One of the final occurrences at Westminster before parliament dissolved two weeks ago was a joint letter from the DUP and Labour's fisheries spokesmen, the appropriately named Jim Shannon and Luke Pollard, attacking the British government over the proposed Brexit sea border.
Both parties described their co-operation as “unprecedented” but that was only true within the strict limits of this case.
In October 2017, at the outset of its confidence-and-supply agreement with the Conservatives, the DUP sided with Labour on a state pensions dispute, leaving the government humiliated.
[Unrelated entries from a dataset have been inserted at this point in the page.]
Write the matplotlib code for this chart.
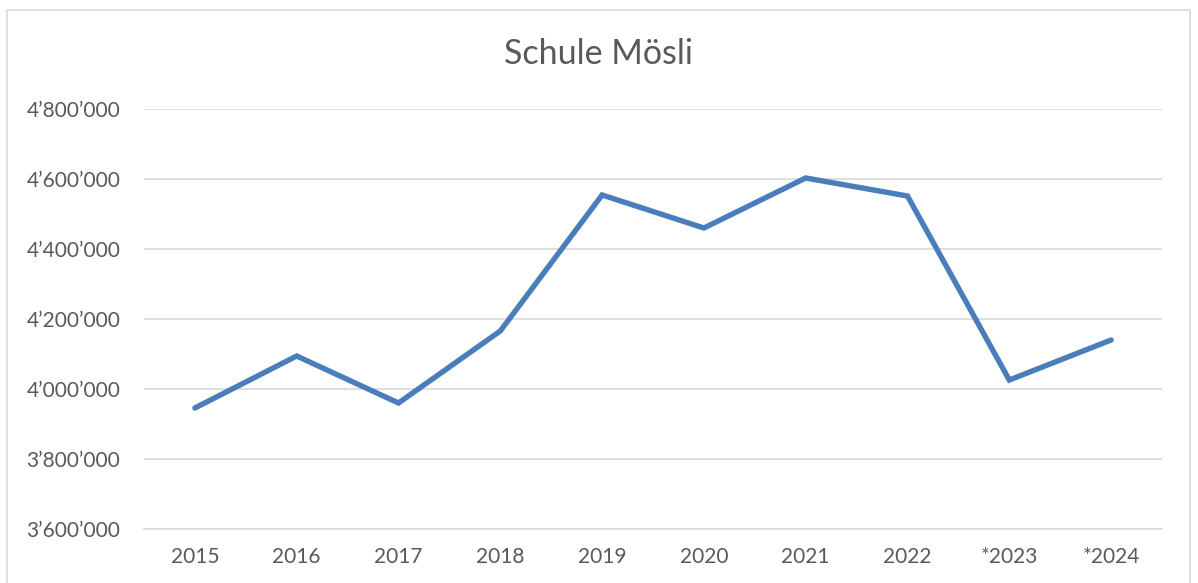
import matplotlib.pyplot as plt
from matplotlib.patches import Rectangle
from matplotlib.ticker import FuncFormatter

plt.rcParams['font.family'] = ['Lato', 'DejaVu Sans']

years = ['2015', '2016', '2017', '2018', '2019', '2020', '2021', '2022', '*2023', '*2024']
values = [3945700, 4094300, 3960000, 4165700, 4554300, 4460000, 4602900, 4551400, 4025700, 4140000]

text_col = '#595959'
grid_col = '#d9d9d9'
line_col = '#4a7ebb'

W, H = 1198, 583
fig = plt.figure(figsize=(W / 100, H / 100), dpi=100)

# chart border like an Excel chart frame
fig.patches.append(Rectangle((7 / W, -0.05), (1190 - 7) / W, 1.05 - 10 / H,
                             transform=fig.transFigure, fill=False,
                             edgecolor=grid_col, linewidth=1.2))

ax = fig.add_axes([144 / W, 1 - 529 / H, (1162 - 144) / W, (529 - 109) / H])

x = list(range(len(years)))
ax.plot(x, values, color=line_col, linewidth=3.9, solid_capstyle='round',
        solid_joinstyle='miter', zorder=3)

ax.set_xlim(-0.5, len(years) - 0.5)
ax.set_ylim(3600000, 4800000)
ax.set_yticks(range(3600000, 4800001, 200000))
ax.yaxis.set_major_formatter(FuncFormatter(lambda v, p: f"{int(v):,}".replace(',', '\u2019')))
ax.set_xticks(x)
ax.set_xticklabels(years)

ax.grid(axis='y', color=grid_col, linewidth=1.2)
ax.set_axisbelow(True)
for s in ['top', 'right', 'left']:
    ax.spines[s].set_visible(False)
ax.spines['bottom'].set_color(grid_col)
ax.spines['bottom'].set_linewidth(1.2)
ax.tick_params(axis='both', length=0, labelsize=15, colors=text_col)
ax.tick_params(axis='y', pad=17)
ax.tick_params(axis='x', pad=13)

fig.text(598 / W, 1 - 54 / H, 'Schule Mösli', ha='center', va='center',
         fontsize=24.5, color=text_col)

fig.savefig('out.png', dpi=100)
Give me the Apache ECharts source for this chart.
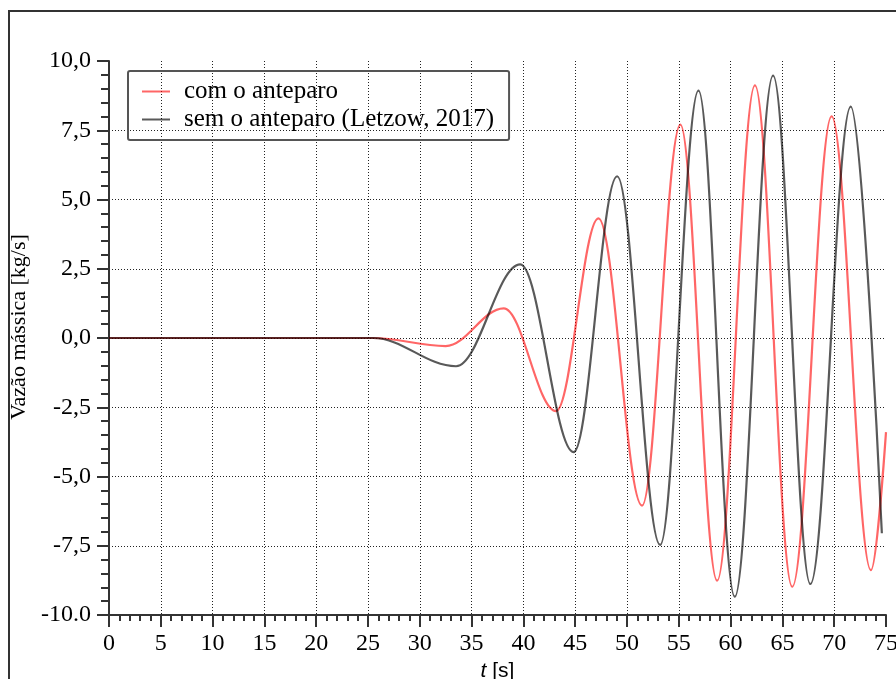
<!DOCTYPE html>
<html>
<head>
    <title>Vazão mássica</title>
	<meta charset="utf-8">
    <style>
        html, body { margin: 0; padding: 0; background: #fff; }
        #main { width: 896px; height: 679px; }
    </style>
</head>
<body>
    <div id="main"></div>
    <script type="text/javascript" src="https://cdn.jsdelivr.net/npm/echarts@6/dist/echarts.min.js"></script>
    <script type="text/javascript">
    // nomes das séries (legenda)
    var seriesNames = ['com o anteparo', 'sem o anteparo (Letzow, 2017)'];

    // rótulos do eixo y, de -10 a 10 (passo 2,5)
    var yTickLabels = ['-10.0', '-7,5', '-5,0', '-2,5', '0,0', '2,5', '5,0', '7,5', '10,0'];

    // pontos [t (s), vazão (kg/s)]: trecho plano + picos e vales
    var comAnteparo = [
        [0, 0], [25.5, 0], [32.5, -0.29], [38.1, 1.07], [43.15, -2.64],
        [47.25, 4.32], [51.45, -6.05], [55.15, 7.7], [58.7, -8.76],
        [62.35, 9.12], [65.95, -8.98], [69.75, 8.0], [73.55, -8.38],
        [75, -3.4]
    ];
    var semAnteparo = [
        [0, 0], [25.5, 0], [33.5, -1.02], [39.7, 2.66], [44.85, -4.12],
        [49.05, 5.84], [53.2, -7.47], [56.9, 8.93], [60.4, -9.34],
        [64.1, 9.47], [67.7, -8.88], [71.6, 8.35], [74.6, -7.05]
    ];

    var serif = '"Liberation Serif", "DejaVu Serif", serif';
    var axisColor = '#333';

    var myChart = echarts.init(document.getElementById('main'));

    var option = {
        animation: false,
        backgroundColor: '#fff',
        graphic: [{
            type: 'rect',
            shape: { x: 9, y: 11, width: 1000, height: 1000 },
            style: { fill: 'none', stroke: '#333', lineWidth: 2 },
            silent: true
        }],
        legend: {
            orient: 'vertical',
            left: 128,
            top: 71,
            padding: [8, 15, 8, 14],
            itemGap: 3,
            itemWidth: 28,
            itemHeight: 2,
            icon: 'rect',
            borderColor: '#555',
            borderWidth: 2,
            borderRadius: 2,
            textStyle: { fontFamily: serif, fontSize: 25, color: '#000', padding: [0, 0, 0, 9] },
            data: seriesNames
        },
        grid: {
            left: 109,
            right: 10,
            top: 61,
            bottom: 64,
            outerBoundsMode: 'none'
        },
        xAxis: {
            type: 'value',
            min: 0,
            max: 75,
            interval: 5,
            name: '{i|t} [s]',
            nameLocation: 'middle',
            nameGap: 40,
            nameTextStyle: {
                fontFamily: '"Liberation Sans", sans-serif',
                fontSize: 21,
                color: '#000',
                rich: { i: { fontStyle: 'italic', fontFamily: '"Liberation Sans", sans-serif', fontSize: 21, color: '#000' } }
            },
            axisLine: { onZero: false, lineStyle: { color: axisColor, width: 2 } },
            axisTick: { length: 12, lineStyle: { color: axisColor, width: 2 } },
            minorTick: { show: true, splitNumber: 5, length: 6, lineStyle: { color: axisColor, width: 2 } },
            axisLabel: { fontFamily: serif, fontSize: 24, color: '#000', margin: 17 },
            splitLine: {
                show: true, showMinLine: false, showMaxLine: false,
                lineStyle: { color: '#222', width: 1, type: [1, 2] }
            }
        },
        yAxis: {
            type: 'value',
            min: -10,
            max: 10,
            interval: 2.5,
            name: 'Vazão mássica [kg/s]',
            nameLocation: 'middle',
            nameRotate: 90,
            nameGap: 75,
            nameTextStyle: { fontFamily: serif, fontSize: 22, color: '#000', padding: [0, 0, 0, 22] },
            axisLine: { show: true, onZero: false, lineStyle: { color: axisColor, width: 2 } },
            axisTick: { show: true, length: 12, lineStyle: { color: axisColor, width: 2 } },
            minorTick: { show: true, splitNumber: 5, length: 8, lineStyle: { color: axisColor, width: 2 } },
            axisLabel: {
                fontFamily: serif, fontSize: 24, color: '#000', margin: 18,
                formatter: function (v) {
                    return yTickLabels[Math.round((v + 10) / 2.5)];
                }
            },
            splitLine: {
                show: true, showMinLine: false, showMaxLine: false,
                lineStyle: { color: '#222', width: 1, type: [1, 2] }
            }
        },
        series: [
            {
                name: seriesNames[0],
                type: 'line',
                data: comAnteparo,
                smooth: 0.36,
                smoothMonotone: 'x',
                symbol: 'none',
                lineStyle: { color: 'rgba(255,0,0,0.6)', width: 2.2 },
                itemStyle: { color: 'rgba(255,0,0,0.6)' }
            },
            {
                name: seriesNames[1],
                type: 'line',
                data: semAnteparo,
                smooth: 0.36,
                smoothMonotone: 'x',
                symbol: 'none',
                lineStyle: { color: 'rgba(0,0,0,0.65)', width: 2.2 },
                itemStyle: { color: 'rgba(0,0,0,0.65)' }
            }
        ]
    };

    myChart.setOption(option);
    </script>
</body>
</html>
There were many more examples of DUP-Labour dealing in the intervening years.
From the beginning to the end of holding the balance of power at Westminster, Arlene Foster’s party kept its channels and options open with Jeremy Corbyn’s party, culminating last month in Labour saying its “door is always open” and the DUP hinting it was about to walk through.
It is remarkable how many people find this hard to imagine. Although it has suited both parties to demonise each other among their supporters, the idea Labour would not work with the DUP because of political differences is demonstrably mistaken, while the idea the DUP would not work with Corbyn because he is a Sinn Féin supporter is simply ridiculous.
The DUP was in government with Sinn Féin for a decade and has spent the past three years complaining it cannot renew the arrangement. When it comes to sitting around a cabinet table with people who share Corbyn’s policies and worldview, no party in the UK can match the DUP’s experience – Labour included.
A Sinn Féin-supporting prime minister might be in a different league to a Sinn Féin deputy first minister but the DUP could easily cope if it retained its king-maker role in a hung parliament.
Several opinion polls this week make that prospect imaginable. Other polls predict prime minister Boris Johnson returning with a large majority. The phased withdrawal of the Brexit Party plus tactical voting among Remainers are adding to the complexity of forecasts.
Yet the DUP is still escaping scrutiny over what it would do with Westminster influence, even while campaigning to maximise its influence.
Logically, it must favour Corbyn over Johnson.
There has been a complete breakdown in relations between the DUP and the prime minister. No unionist party in Northern Ireland supports Johnson's deal and no wing of the Conservative party advocates changing the deal for unionism's benefit. If Johnson wins a majority, he will ram his Brexit through. If he needs the DUP's help to get into office then everyone will be back to where they are now, which is not where anyone wants to be.
Vowed
Labour, by contrast, is promising to negotiate a soft Brexit withdrawal agreement that would solve the DUP’s sea border problem, followed by a second EU referendum that could solve all the DUP’s Brexit problems. Brussels has vowed to facilitate the necessary talks and extensions.
DUP leaders have said their preferred alternatives to Johnson’s deal are a “sensible deal” or no Brexit but they cannot bring themselves to admit this means preferring Labour.
By refusing to accept that a Labour government is its only hope, the DUP is trying to avoid difficult questions about past misjudgments and future strategy. Its denial is becoming too ridiculous to sustain.
The party’s first Westminster election broadcast, released on Tuesday, contained no reference to Brexit – a laughable omission – and focused almost entirely on restoring Stormont.
Is the risk the SNP would pose to the union less than the threat from Johnson's deal?
The broadcast said the election will be close and a strong DUP team could secure more confidence-and-supply funding for Northern Ireland. Then Foster added her party “will not support a Corbyn government.”
Ironically, a Corbyn government is the best hope of restoring Stormont, as it would allay nationalist concerns about Brexit, the Tories and DUP confidence-and-supply agreements.
Setting its face against this right to the last feels like one more corner the DUP is backing itself into.
Responsibility
The party’s calculation is presumably that Corbyn will lose but it still richly deserves to be pressed on his possible victory. The DUP should not be allowed to quietly hope for an outright Labour majority that solves all unionism’s problems without requiring unionists to take responsibility.
Nor should it get away with opposing Johnson’s deal while rejecting the only alternative for prime minister.
The most intriguing scenario is the likeliest form of Labour victory – a minority administration propped up by the SNP in return for a second Scottish independence referendum. In theory, this is a unionist nightmare. In practice, a Labour-led government would neutralise some of the impetus for Scottish independence.
If such a government required unionist support, what would the DUP do?
Is the risk the SNP would pose to the union less than the threat from Johnson’s deal, which the DUP claims would effectively break up the UK?
Answering that question might force the DUP to confront how much it has damaged the union itself.